На мой взгляд, этот чрезвычайно интересный период в жизни Чарльза Эдуарда Стюарта. Потом, когда решение уже было принято и он один отправился к берегам Шотландии, ему стало проще, чем в тот период, пока он скрывался на маленькой вилле в Монмартре и ежедневно, ежечасно мучился проблемой выбора. Имеет ли он право (и обязан ли) идти на такой фантастический риск? Ведь Чарльз вполне мог жить легкой и приятной жизнью. Просто пожать плечами и от всего отказаться. Разве он виноват, что план вторжения сорвался? Значит, так тому и быть. Теперь можно спокойно жить в веселом и беззаботном мире. Однако этот странный молодой человек, обладавший гордостью Карла 1 и характером Карла II, был создан для великих авантюр. В душе его кипела горячая обида на тех, кто лишил его законного трона. В активе у Чарльза были молодость, вера, кураж и амбиции. И когда он беседовал со своими шпионами и пил терпкое, пьянящее вино оппозиции, ему казалось, что за этот блестящий приз стоит побороться.

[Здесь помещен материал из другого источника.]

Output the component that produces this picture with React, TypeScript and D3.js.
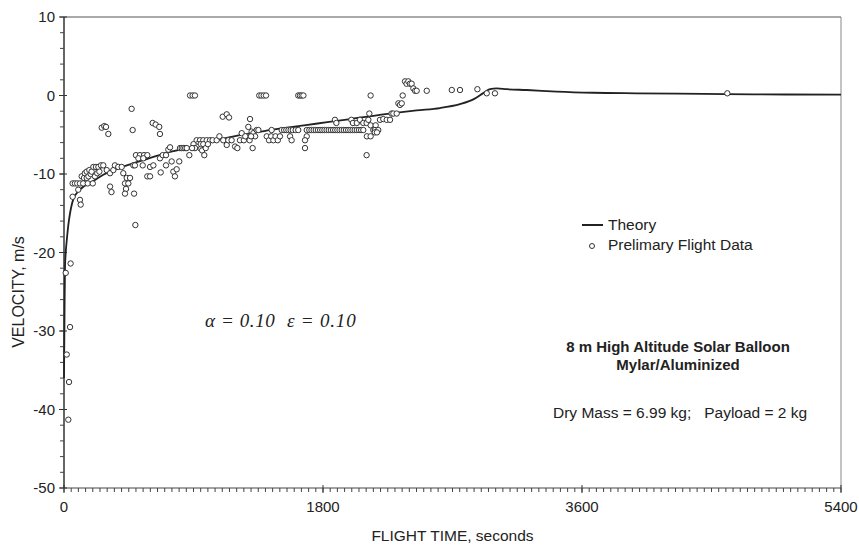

Примерно в то же самое время леди Клиффорд, сестра герцогини Гордон, писала из Парижа Якову, который по-прежнему находился в Риме: «Разве Вы не понимаете, что пока принц общается с такими людьми, ничего не изменится? Он может годами и веками заниматься тем же — и с тем же ничтожным результатом, — что и в последние дни и месяцы, проведенные во Франции». Она доказывала, что принца окружают «неизвестные люди низкого происхождения — лишенные какого-либо веса в обществе, а посему совершенно бесполезные». И она абсолютно права. Чарльз вынужден был полагаться на горстку ирландских авантюристов, а его советники — своекорыстные или попросту робкие люди.

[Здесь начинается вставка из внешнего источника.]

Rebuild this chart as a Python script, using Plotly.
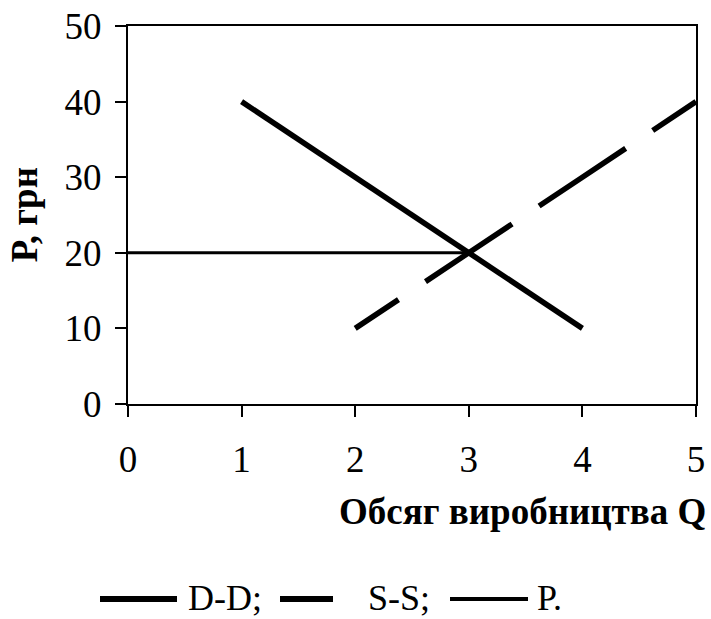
import plotly.graph_objects as go

# Data
demand_q = [1, 2, 3, 4]
demand_p = [40, 30, 20, 10]
supply_q = [2, 3, 4, 5]
supply_p = [10, 20, 30, 40]
price_q = [0, 1, 2, 3]
price_p = [20, 20, 20, 20]
x_ticks = [0, 1, 2, 3, 4, 5]
y_ticks = [0, 10, 20, 30, 40, 50]
legend_labels = ["D-D;", "S-S;", "P."]

FONT = "Liberation Serif, Times New Roman, serif"

fig = go.Figure()
fig.add_trace(go.Scatter(x=price_q, y=price_p, mode="lines",
                         line=dict(color="black", width=3), showlegend=False))
fig.add_trace(go.Scatter(x=demand_q, y=demand_p, mode="lines",
                         line=dict(color="black", width=5.5), showlegend=False))
fig.add_trace(go.Scatter(x=supply_q, y=supply_p, mode="lines",
                         line=dict(color="black", width=5.5, dash="52px,32.45px,52px,0px"),
                         showlegend=False))

axis_common = dict(showline=True, linecolor="black", linewidth=2, mirror=True,
                   ticks="outside", ticklen=11, tickwidth=2, tickcolor="black",
                   showgrid=False, zeroline=False, automargin=False,
                   tickfont=dict(family=FONT, size=37, color="black"))

fig.update_xaxes(range=[0, 5], tickvals=x_ticks, ticktext=[str(v) for v in x_ticks],
                 ticklabelstandoff=11, **axis_common)
fig.update_yaxes(range=[0, 50], tickvals=y_ticks, ticktext=[str(v) for v in y_ticks],
                 ticklabelstandoff=6, **axis_common)

fig.add_annotation(text="<b>Обсяг виробництва Q</b>", xref="paper", yref="paper",
                   x=1.021, y=-0.284, xanchor="right", yanchor="middle", showarrow=False,
                   font=dict(family=FONT, size=37, color="black"))
fig.add_annotation(text="<b>Р, грн</b>", xref="paper", yref="paper",
                   x=-0.1827, y=0.5, xanchor="center", yanchor="middle", textangle=-90,
                   showarrow=False, font=dict(family=FONT, size=37, color="black"))

# Legend drawn manually (long line samples as in the reference)
W, H = 568.0, 378.0
L, B = 128.0, 404.0
def px_x(v):
    return (v - L) / W
def px_y(v):
    return (B - v) / H

leg_line_y = 599
samples = [
    (100, 177, 6),
    (280, 333, 6),
    (450, 528, 4),
]
text_x = [186, 366, 535]
for (x0, x1, w), tx, lab in zip(samples, text_x, legend_labels):
    fig.add_shape(type="line", xref="paper", yref="paper",
                  x0=px_x(x0), x1=px_x(x1), y0=px_y(leg_line_y), y1=px_y(leg_line_y),
                  line=dict(color="black", width=w))
    fig.add_annotation(text=lab, xref="paper", yref="paper", x=px_x(tx), y=px_y(598),
                       xanchor="left", yanchor="middle", showarrow=False,
                       font=dict(family=FONT, size=36, color="black"))

fig.update_layout(width=711, height=619,
                  margin=dict(l=128, r=15, t=26, b=215, autoexpand=False),
                  plot_bgcolor="white", paper_bgcolor="white")

fig.write_html("out.html", config={"displayModeBar": False},
               post_script="document.body.style.margin='0';")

Так прошел год. В январе 1745 года принц пишет отцу: «Сам не понимаю, откуда у меня берется терпение выносить столь скверное отношение французского двора и кучу мелких неприятностей (tracasseries) со стороны моих собственных людей». В марте новое письмо: «Я хочу, чтобы Вы заложили все мои драгоценности, ибо я все равно не смогу с легким сердцем носить их по эту сторону пролива». И добавляет, что с радостью отдал бы последнюю рубашку, дабы собрать необходимые средства. А в июне — очередное послание, и в нем ошеломляющее известие. Вот строки из этого письма: «Полагаю, Ваше Величество не ожидали никаких курьеров в такое время, и уж меньше всего — курьера от меня. Тем большим сюрпризом станет для Вас то, что я хочу рассказать. Примерно полгода назад я получил весточку от своих друзей из Шотландии. Они приглашали меня приехать с теми деньгами и войсками, какие удастся заполучить. По их словам, это единственный способ (и они на том настаивают!) вернуть Вам Вашу корону, а им их свободы». В своем воображении он видит доброе и грустное лицо отца, на которое ложится тень озабоченности при этих словах, и принц делает попытку оправдать свою поспешность. «Предназначенная для продажи лошадь, — пишет он, — должна под шпорами скакать или, по крайней мере, подавать какие-то признаки жизни. В противном случае можно быть уверенным, что никто и никогда не купит ее, даже по дешевке. Так и я вынужден как-то проявить себя, доказать, что я чего-то стою. Иначе кому я нужен? Боюсь, что после того пренебрежения, которое я вынужден сносить на глазах у всего мира, мои друзья попросту отвернутся от меня». И вновь печальное лицо отца встает перед мысленным взором принца, и из-под его пера выходят следующие пронзительные в своей искренности строки: «Надеюсь, Ваше Величество не осудит сына, следующего примеру отца. Вы сами поступили точно так же в 15-м году».